In its efforts to pump up Dickie’s place in Sopranos history, the film also underserves Tony Soprano himself, with Gandolfini’s role often coasting on the crime boss’ legacy instead of adding to it.
The Many Saints has a habit of telling its audience all the reasons Tony becomes who he is in Sopranos, but rarely gives the younger Gandolfini the opportunity to show the audience the formative moments in that arc. Along the same lines, Gandolfini does well with the screen time he’s given, but his time on screen often has him setting up other characters’ stories rather than expanding his own, leaving his portrayal of the franchise’s most important character feeling limited at best.
The Many Saints of Newark will likely be a polarizing film for audiences, pleasing Sopranos fans looking for narrative Easter eggs and hungry for more information about their favorite supporting characters, but disappointing anyone expecting a fresh chapter in the saga that delivers the same level of complex storytelling and dark humor as the series that inspired it.

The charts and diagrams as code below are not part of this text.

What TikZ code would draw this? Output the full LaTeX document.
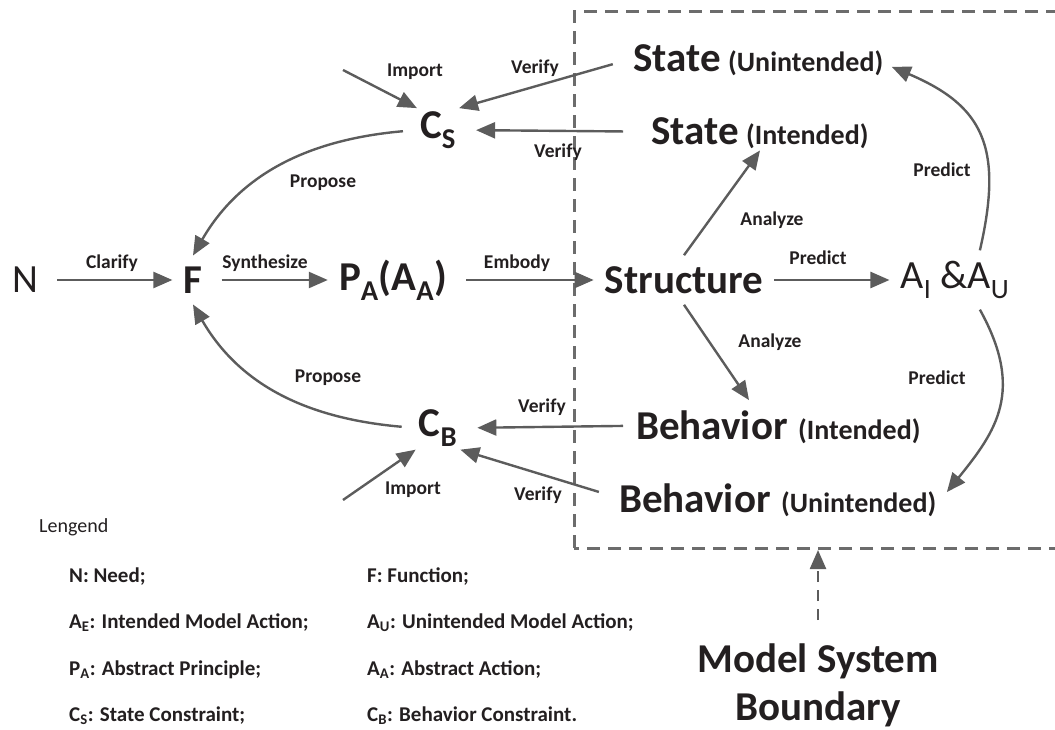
\documentclass[tikz,border=0pt]{standalone}
\usepackage{fontspec}
\setmainfont{Carlito}
\usepackage{tikz}
\usetikzlibrary{arrows.meta,positioning}

\definecolor{linegray}{RGB}{92,92,92}
\definecolor{boxgray}{RGB}{108,108,108}
\definecolor{inkblack}{RGB}{35,31,32}

\begin{document}
\begin{tikzpicture}[->,>={Triangle[length=19pt,width=16pt]},x=1pt,y=1pt,
                    line width=2.4pt,color=linegray]
  \tikzstyle{every node}=[text=inkblack]
  \tikzstyle{big}=[font=\fontsize{41}{44}\selectfont\bfseries,inner sep=10pt]
  \tikzstyle{plain}=[font=\fontsize{40}{44}\selectfont,inner sep=10pt]
  \tikzstyle{word}=[font=\fontsize{41}{44}\selectfont\bfseries,anchor=base west,inner sep=0pt]
  \tikzstyle{paren}=[font=\fontsize{28}{30}\selectfont\bfseries,anchor=base west,inner sep=0pt]
  \tikzstyle{lbl}=[font=\fontsize{19.5}{22}\selectfont\bfseries]
  \tikzstyle{legend}=[font=\fontsize{21}{24}\selectfont\bfseries,anchor=west,inner sep=0pt]

  \useasboundingbox (0,0) rectangle (1055,729);

  % model system boundary
  \draw[-,color=boxgray,line width=3pt,dash pattern=on 13pt off 8pt]
       (574,181) rectangle (1080,717);

  % main row
  \node[plain] (n)  at (25,449)  {N};
  \node[big]   (f)  at (193,449) {F};
  \node[big]   (pa) at (393,449) {P\textsubscript{A}(A\textsubscript{A})};
  \node[big]   (st) at (684,449) {Structure};
  \node[plain] (aa) at (955,449) {A\textsubscript{I} \&A\textsubscript{U}};

  % constraints
  \node[big,inner sep=2pt] (cs) at (438,599) {C\textsubscript{S}};
  \node[big,inner sep=2pt] (cb) at (438,301) {C\textsubscript{B}};

  % states and behaviors
  \node[word]  (su)  at (632,657) {State};
  \node[paren] (sup) at (727,657) {(Unintended)};
  \node[word]  (si)  at (650,584) {State};
  \node[paren] (sip) at (745,584) {(Intended)};
  \node[word]  (bi)  at (635,289) {Behavior};
  \node[paren] (bip) at (797,289) {(Intended)};
  \node[word]  (bu)  at (618,217) {Behavior};
  \node[paren] (bup) at (780,217) {(Unintended)};

  \coordinate (ics) at (343,659);
  \coordinate (icb) at (343,229);

  \node[font=\fontsize{41}{48}\selectfont\bfseries,align=center,inner sep=2pt]
       (bnd) at (818,44) {Model System\\Boundary};
  \coordinate (bdy) at (818,179);

  % arrows
  \draw[shorten <=8pt] (n) -- (f);
  \draw[shorten <=8pt] (f) -- (pa);
  \draw[shorten <=8pt] (pa) -- (st);
  \draw (st) -- (aa);
  \draw (st.north) -- ([xshift=15pt]sip.south west);
  \draw[shorten >=12pt] (st.south) -- ([xshift=-33pt]bi.north east);
  \draw[shorten >=8pt] (aa.50) to[out=77,in=-23,looseness=1.3] (sup.east);
  \draw[shorten >=15pt] (aa.-50) to[out=-61,in=51,looseness=1.2] (bup.east);

  \draw[shorten <=20pt] (su.west) -- (cs.north east);
  \draw[shorten <=27pt,shorten >=17pt] (si.west) -- (cs.east);
  \draw (ics) -- (cs.north west);
  \draw[shorten <=14pt] (cs.west) to[out=185,in=60] (f.north);

  \draw[shorten <=12pt,shorten >=17pt] (bi.west) -- (cb.east);
  \draw[shorten <=20pt] (bu.west) -- (cb.south east);
  \draw (icb) -- (cb.south west);
  \draw[shorten <=14pt] (cb.west) to[out=175,in=-60] (f.south);

  \draw[dash pattern=on 11pt off 8pt,shorten <=20pt] (bnd.north) -- (bdy);

  % connector labels
  \node[lbl] (clar) at (112,466) {Clarify};
  \node[lbl] (syn)  at (265,466) {Synthesize};
  \node[lbl] (emb)  at (517,466) {Embody};
  \node[lbl] (prm)  at (818,471) {Predict};
  \node[lbl] (anu)  at (772,509) {Analyze};
  \node[lbl] (anl)  at (770,387) {Analyze};
  \node[lbl] (pru)  at (942,559) {Predict};
  \node[lbl] (prl)  at (937,351) {Predict};
  \node[lbl] (ims)  at (415,657) {Import};
  \node[lbl] (vsu)  at (535,661) {Verify};
  \node[lbl] (vsi)  at (558,577) {Verify};
  \node[lbl] (pru2) at (323,546) {Propose};
  \node[lbl] (prl2) at (328,351) {Propose};
  \node[lbl] (vbi)  at (542,322) {Verify};
  \node[lbl] (vbu)  at (538,234) {Verify};
  \node[lbl] (imb)  at (413,239) {Import};

  % legend
  \node[legend,font=\fontsize{20}{24}\selectfont] (lg) at (38,202) {Lengend};
  \node[legend] (lgn)  at (68,152)  {N: Need;};
  \node[legend] (lgf)  at (366,152) {F: Function;};
  \node[legend] (lgae) at (68,106)  {A\textsubscript{E}: Intended Model Action;};
  \node[legend] (lgau) at (366,106) {A\textsubscript{U}: Unintended Model Action;};
  \node[legend] (lgpa) at (68,59)   {P\textsubscript{A}: Abstract Principle;};
  \node[legend] (lgaa) at (366,59)  {A\textsubscript{A}: Abstract Action;};
  \node[legend] (lgcs) at (68,13)   {C\textsubscript{S}: State Constraint;};
  \node[legend] (lgcb) at (366,13)  {C\textsubscript{B}: Behavior Constraint.};
\end{tikzpicture}
\end{document}
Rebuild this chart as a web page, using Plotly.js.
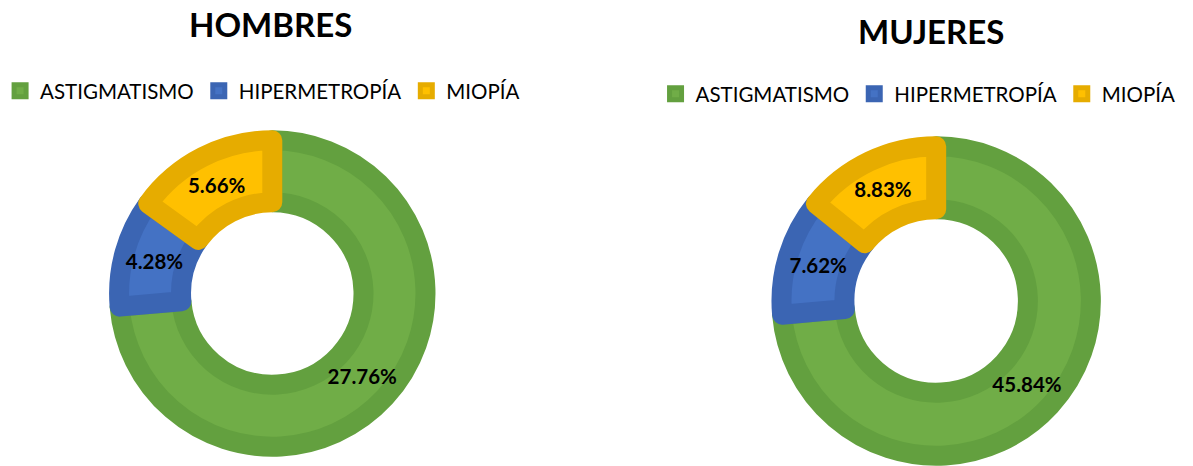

There isn’t necessarily a bad performance to be found among the film’s cast, but the story itself never comes close to hitting the high marks set by the series, and that ultimately caps the potential of its fantastic cast. In trying too hard to set itself firmly and explicitly within the world of The Sopranos, The Many Saints of Newark misses a great opportunity to deliver a powerful movie that stands on its own alongside its award-winning source material.
I might not have watched every episode of The Sopranos, but even I know that Tony Soprano deserved better.